As he is a self-admitted attention whore, Chris tended to dominate the conversation, but he did his best to make sure Ian’s hard work was recognized and appreciated. The two men talked about the challenges that come with writing for a graphic novel, which was a new format for both of them. (Chris is a novelist; Ian is a screenwriter.) Chris said that the comic was created through a “packager” – that is, a company that specializes in taking a script and creating a graphic novel from it. As a result, Chris and Ian never spoke directly with the person who illustrated their story! I couldn’t believe it. The first time the authors saw the pages was when they had been completed, so it wasn’t nearly as collaborative as I would have guessed.
After discussing the book and answering some prepared questions (True story #2: The hostess of the panel thought that Ian was the illustrator, so all her prepared questions for him had to be discarded. Oops!) the floor was opened to the audience. Most of the questions were directed at Chris, since he is the more famous of the two writers. Since this is the third time I’ve seen him speak, I’ve come to realize that there are certain questions that likely ALWAYS come up at Chris’ events:
A/ Did the religious right react negatively to Lamb when it was released? No.
B/ Are any of your books likely to be made into a movie? Almost all have been optioned at one point or another; none are in danger of being made.
C/ Snarky comment referencing Twilight and Chris’ vampire books. (OK, it’s not a question, but someone in the audience always brings up sparkling vampires.)
I don't remember which question triggered this answer, but Chris said that books set in Pine Cove or San Francisco were largely written because he was too broke to go and "research" a foreign location.

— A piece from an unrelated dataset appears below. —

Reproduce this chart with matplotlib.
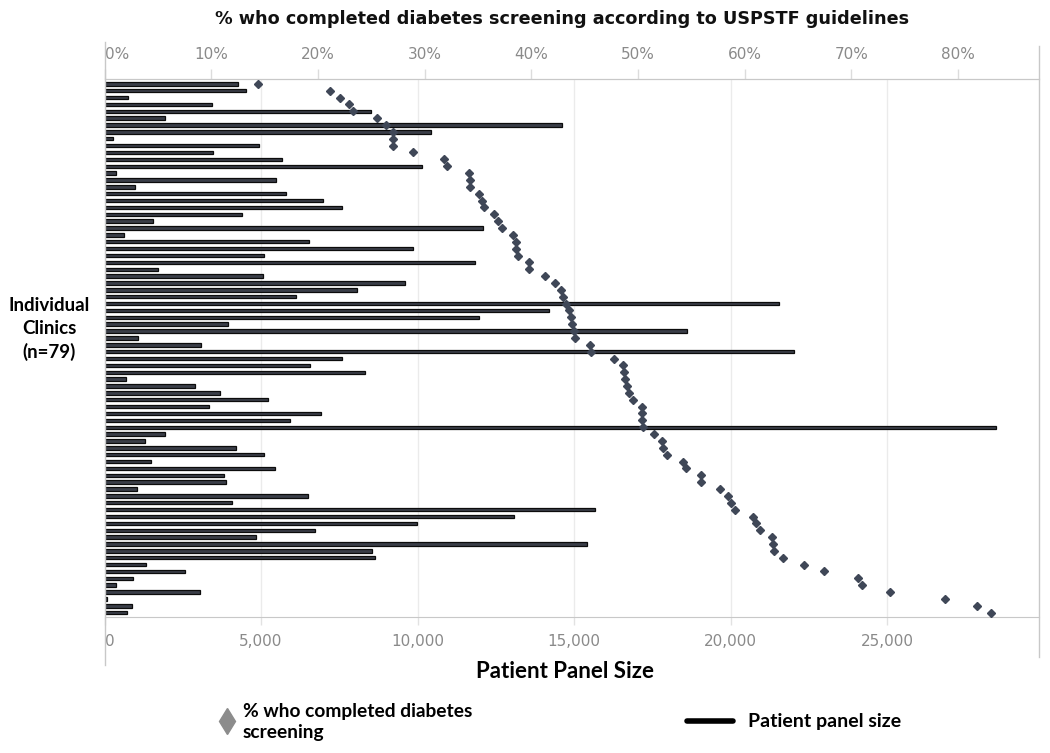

So whenever you see a future novel set in one of those two cities, it's because Chris needs money.
I was also very excited that a date has been set for the release of Chris’ next novel, Sacre Bleu. Alas, it won’t be available until April 3, 2012, but 19th century Impressionists a la Moore is worth waiting for. The next novel he plans to work on will center on Pocket, his protagonist in Fool . Speaking of new novels, Ian said that he’s currently negotiating the publication of his first novel, and his description of it sounded interesting. Hope we see it soon!